The Willow Hill Heritage and Renaissance Center is launching a series of monthly African-American cemetery tours with a tour set for Saturday of the historic Mount Pisgah, or “Fish Trap,” Primitive Baptist Church Cemetery.

Participants will meet at the historic Willow Hill School, now the Heritage and Renaissance Center, 4235 Willow Hill Road near Portal, at 8 a.m. and travel to the cemetery for a tour led by Dr. Alvin D. Jackson. The event is free and open to the public.

2019 is the nationally recognized year of “Commemoration of 400 Years of African-American History.” The Willow Hill Center is hosting the series of tours, “If These Cemeteries Could Talk,” the third Saturday of each month as part of the area commemoration.

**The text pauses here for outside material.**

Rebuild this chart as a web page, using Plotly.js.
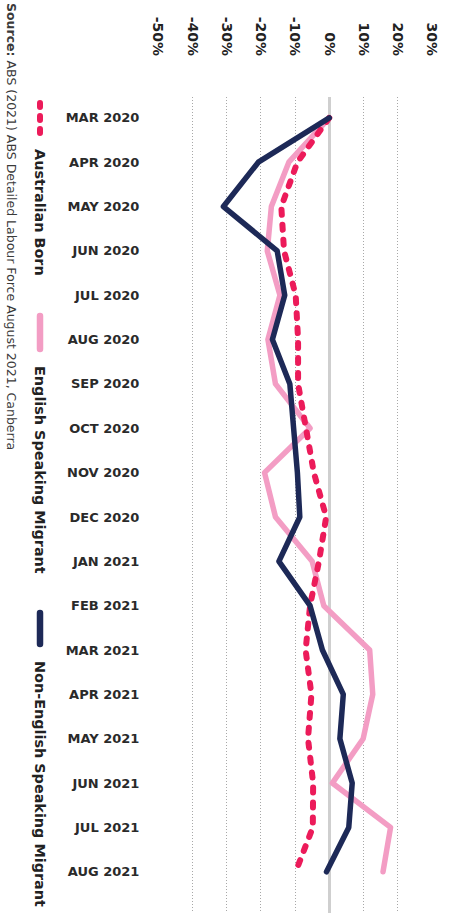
<!DOCTYPE html>
<html>
<head>
<meta charset="utf-8">
<script src="https://cdn.plot.ly/plotly-3.0.1.min.js"></script>
<style>
  html, body { margin: 0; padding: 0; background: #fff; }
  #chart { width: 450px; height: 913px; }
  .js-line { stroke-linecap: round !important; stroke-linejoin: round !important; }
  .shapelayer path { stroke-linecap: round !important; }
</style>
</head>
<body>
<div id="chart"></div>
<script>
const months = ["MAR 2020","APR 2020","MAY 2020","JUN 2020","JUL 2020","AUG 2020","SEP 2020","OCT 2020","NOV 2020","DEC 2020","JAN 2021","FEB 2021","MAR 2021","APR 2021","MAY 2021","JUN 2021","JUL 2021","AUG 2021"];
const australianBorn = [0, -9.3, -14, -13.2, -9.8, -9.1, -9.1, -6.9, -4.5, -0.9, -3, -5.6, -6.9, -5.2, -6.2, -4.7, -4.8, -9.8];
const englishSpeaking = [0, -11.8, -16.9, -18.1, -14.4, -17.9, -15.7, -5.6, -18.9, -15.7, -5, -1.6, 11.8, 12.7, 9.9, 0.9, 17.9, 15.7];
const nonEnglishSpeaking = [0, -20.7, -30.9, -15.2, -13, -16.6, -11.5, -10.3, -9.3, -8.6, -14.7, -5.6, -2, 4.1, 3.1, 6.7, 5.7, -0.8];
const seriesNames = ["Australian Born", "English Speaking Migrant", "Non-English Speaking Migrant"];
const xTicks = [-50, -40, -30, -20, -10, 0, 10, 20, 30];
const sourceText = "<b>Source:</b> ABS (2021) ABS Detailed Labour Force August 2021, Canberra";

const C_AUS = "#EC1B5A", C_ENG = "#F39DC4", C_NON = "#1D2957";
const font = "DejaVu Sans, sans-serif";

const traces = [
  {x: englishSpeaking, y: months, type: "scatter", mode: "lines", name: seriesNames[1],
   line: {color: C_ENG, width: 5.5}},
  {x: australianBorn, y: months, type: "scatter", mode: "lines", name: seriesNames[0],
   line: {color: C_AUS, width: 6, dash: "5px,10px"}},
  {x: nonEnglishSpeaking, y: months, type: "scatter", mode: "lines", name: seriesNames[2],
   line: {color: C_NON, width: 5.5}}
];

const L = 158, R = 18, T = 97, B = 0, W = 450, H = 913;
const px = v => (v - L) / (W - L - R);
const py = v => 1 - (v - T) / (H - T - B);

const legendFont = {family: font, size: 14.4, color: "#222"};
const note = (text, x, y, f) => ({text, xref: "paper", yref: "paper", x: px(x), y: py(y),
  xanchor: "center", yanchor: "middle", textangle: 90, showarrow: false, font: f});

const layout = {
  width: W, height: H,
  margin: {l: L, r: R, t: T, b: B, pad: 0},
  paper_bgcolor: "#fff", plot_bgcolor: "#fff",
  showlegend: false,
  font: {family: font, color: "#222"},
  xaxis: {
    side: "top", range: [-50, 30], tickvals: xTicks, ticktext: xTicks.map(v => v + "%"),
    tickangle: 90, tickfont: {family: font, size: 14, color: "#222", weight: 700},
    ticks: "outside", ticklen: 35, tickcolor: "rgba(0,0,0,0)",
    showgrid: true, gridcolor: "#a8a8a8", gridwidth: 1, griddash: "1px,2px",
    zeroline: true, zerolinecolor: "#cfcfcf", zerolinewidth: 3,
    showline: false, fixedrange: true
  },
  yaxis: {
    type: "category", range: [17.93, -0.47],
    tickfont: {family: font, size: 13, color: "#2a2a2a", weight: 700},
    ticks: "outside", ticklen: 15, tickcolor: "rgba(0,0,0,0)",
    showgrid: false, zeroline: false, showline: false, fixedrange: true
  },
  shapes: [
    {type: "line", xref: "paper", yref: "paper", x0: px(40), x1: px(40), y0: py(103), y1: py(134),
     line: {color: C_AUS, width: 6, dash: "4px,9px"}},
    {type: "line", xref: "paper", yref: "paper", x0: px(40), x1: px(40), y0: py(316), y1: py(349),
     line: {color: C_ENG, width: 6.5}},
    {type: "line", xref: "paper", yref: "paper", x0: px(40), x1: px(40), y0: py(613), y1: py(644),
     line: {color: C_NON, width: 6.5}}
  ],
  annotations: [
    note("<b>" + seriesNames[0] + "</b>", 40, 212, legendFont),
    note("<b>" + seriesNames[1] + "</b>", 40, 470, legendFont),
    note("<b>" + seriesNames[2] + "</b>", 40, 784, legendFont),
    note(sourceText, 12, 226, {family: font, size: 12.5, color: "#3a3a3a"})
  ]
};

Plotly.newPlot("chart", traces, layout, {displayModeBar: false, staticPlot: true});
</script>
</body>
</html>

The Willow Hill Center hosted an open forum in January where volunteers heard information about U.S. House Resolution 1242, which authorizes the national commemoration, and began planning for area events. An expansion of the ninth annual Willow Hill Heritage Festival, which will begin Aug. 31, to include events through September is also in the works.

H.R. 1242, signed by President Donald Trump on Jan. 8, 2018, called for a federal commission to support a commemoration of the 400th anniversary of the arrival of Africans in the English colonies. This has been dated from the landing of a group of enslaved people in Virginia in 1619. Introduced by U.S Rep. Robert C. “Bobby” Scott, D-Virginia 3rd District, the bill had passed the House and Senate in 2017.

The law authorizes the commission to make grants of up to $20,000 each to communities and nonprofit organizations for use in programs that assist in the national commemoration. It also provides for grants to scholarly and research organizations for researching or publishing information on African-American history.